As Susan George and Fabrizio Sabelli have shown in Faith and Credit (1994), the World Bank functions in the modern world in much the same way as the medieval Church. Along with the IMF it determines the conditions of life for most of the people in the world, yet no-one elected it or its personnel, and its doctrines of the free market are largely unquestioned and propagated in a quasireligious manner.
Duncan Green's excellent book shows how the new priesthood conquered Latin America, beginning with a graphic description of Juan Carlos Aguilar, a Bolivian `techo-yuppie' safe on the ninth floor of the World Bank building in La Paz, looking down on the non-believers demonstrating below, demanding food, work and education. For him, the demonstrators are relics of Bolivia's past, ignorant of the truths he has learned while doing his US-funded doctorate in Princeton or Cambridge, Mass, much as a medieval predecessor might have learned how to run England while taking orders at Oxford or Cambridge. Thanks to US beneficence there are Juan Carlos clones throughout Latin America, and one might add, Africa and much of Asia. All have an almost unquestioning faith in neoliberalism and the mystical power of the market to solve all human problems, much as their forebears had faith in the power of God. Should the contradiction between the stark facts of material reality and the supposed power of the market or the love of God ever raise doubts in the minds of some members of either priesthood, the rigours of being an intellectual heretic are reinforced by an immediate threat to privileged career prospects, although less often these days to life itself.
The 'silent revolution' which has placed such people in positions of influence throughout Latin America has taken place over the last two decades against a background of two oil-price hikes, the debt crisis, world depression, Reaganism and Thatcherism, and the fall of the Soviet Union. Duncan Green sees the success of neo-liberalism in Latin America in part as a consequence of the failure of the earlier strategy of importsubstituting industrialisation (ISI). His book gives short summaries of the antecedents of ISI and the reasons for its ultimate failure, before moving on to describe in an even-handed way the benefits of neo-liberalism, and in turn its failure, actual or impending. Perhaps the most valuable, certainly the most original part of the book, comes towards the end where he considers alternatives, including the `neo-structuralism' of CEPAL in Chile.

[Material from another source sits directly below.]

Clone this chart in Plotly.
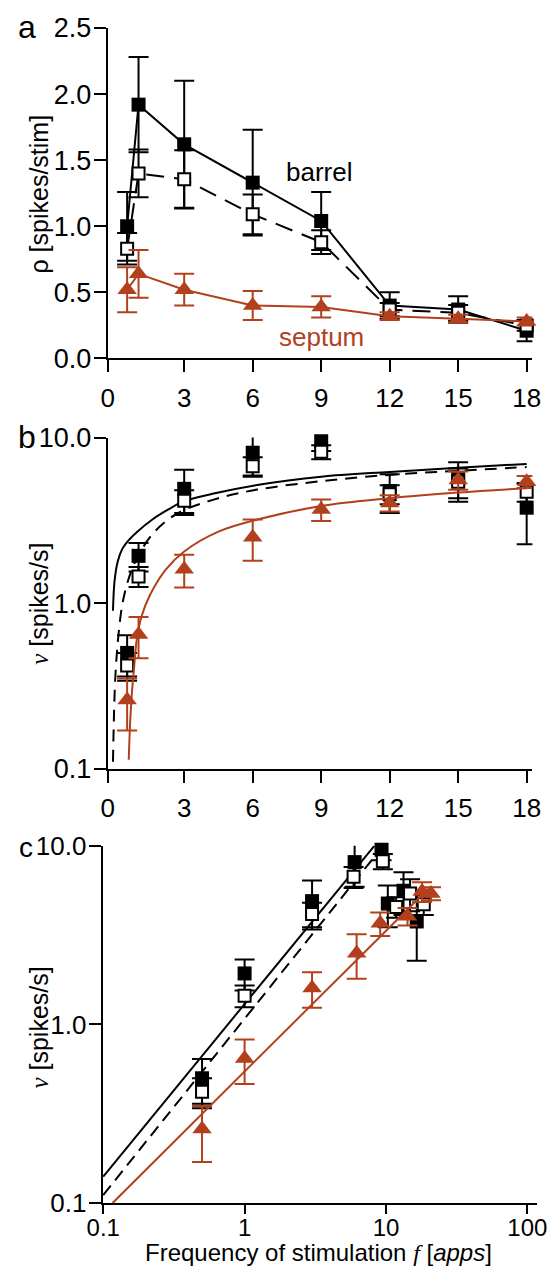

But reality is too complex to be contained in so short a summary: Green admits that ISI had many successes in its day, indeed laying the basis for the export-led strategies that have followed, which would have been impossible without it. But his main aim seems to be to prevent any nostalgia for earlier strategies-whether of ISI, central planning, state enterprise, self-reliance, or old-style socialism. The world has changed, partly through the (temporary) victory of neo-liberalism, and we must find a way forward, not a way back. I sympathise with this approach, but on purely academic grounds find his attack on ISI over-stated, and akin to attacks on planning or state intervention by neoliberals: `because planning has sometimes been bad, therefore planning is bad' illustrates the false logic behind the approach. Green does, however, towards the end of the book, briefly discuss the experience of the Asian newly industrialised countries (NICs), admitting that they too indulged in ISI, although they got it right, laying a secure base for export-oriented industrialisation (EOI). In the end, the rigorous conclusion is far from `ISI bad, EOI good' but is well summarised in a diagram quoted from Gereffi and Wyman (1990) which shows the NICs following primary ISI with primary EOI before embarking on secondary ISI and then secondary EOI, whereas Latin America swapped the second and third. Such relatively nuanced insights do not, however, impact on the completely un-nuanced attacks on ISI earlier in the book.
This, however, is a minor criticism, for Green's balanced analysis of the impact of neo-liberalism on Latin America in the areas of human and environmental costs, politics, industry and trade, will make this a valuable text for students seeking to understand many contemporary problems of development. I will be recommending it to my African students, in the hope that its lessons will help to reduce the likelihood of a similar intellectual dominance in future African 6lites. Of course, as Green says, the lessons from the NICs cannot simply be lifted into Latin America, not least because the world has changed since the NIC take-off, and Latin America in its turn has many differences from Africa. For instance Green emphasises the benefit to the poor that neo-liberalism brought through its successful attack on hyper-inflation, yet the more common experience in Africa has been of a rise in inflation following economic reform. Likewise, as few African countries had progressed as far as Latin America or Asia with ISI, economic reform has resulted in most cases in a fall in exports in the early stages of their supposed new export-oriented phases.
Finally, Green argues that the success or otherwise of neoliberalism must be judged in terms of success for whom? 'A minority of the population in each country, comprising the economic and social elite, has benefited from being drawn into the global economy through the structural adjustment process... .' He quotes Susan George: `Some critics make the mistake of proclaiming that development has failed. It hasn't. ... It sought to integrate the upper echelons ... of a given third world population into the international, Westernised, consuming classes and the global market economy. This it has accomplished brilliantly.'
In the end we are left with a clear understanding that a capital-led development process may well maximise efficiency and well-being, but only for those inside the market. But the familiar next step of asking `but what about distribution?' may be in the process of being replaced by `what about the majority excluded from the market altogether?' A people-led development will, at least in the medium run, reduce profitability, so the market has no mechanism to incorporate the people it does not need, just as it has no need to exploit poor ores when rich ones are still available. The 'underclass' is growing even inside the richest countries, may soon constitute two-thirds of the people of Latin America, and possibly the entire African continent. How long will neoliberalism be able to survive behind high-security fences?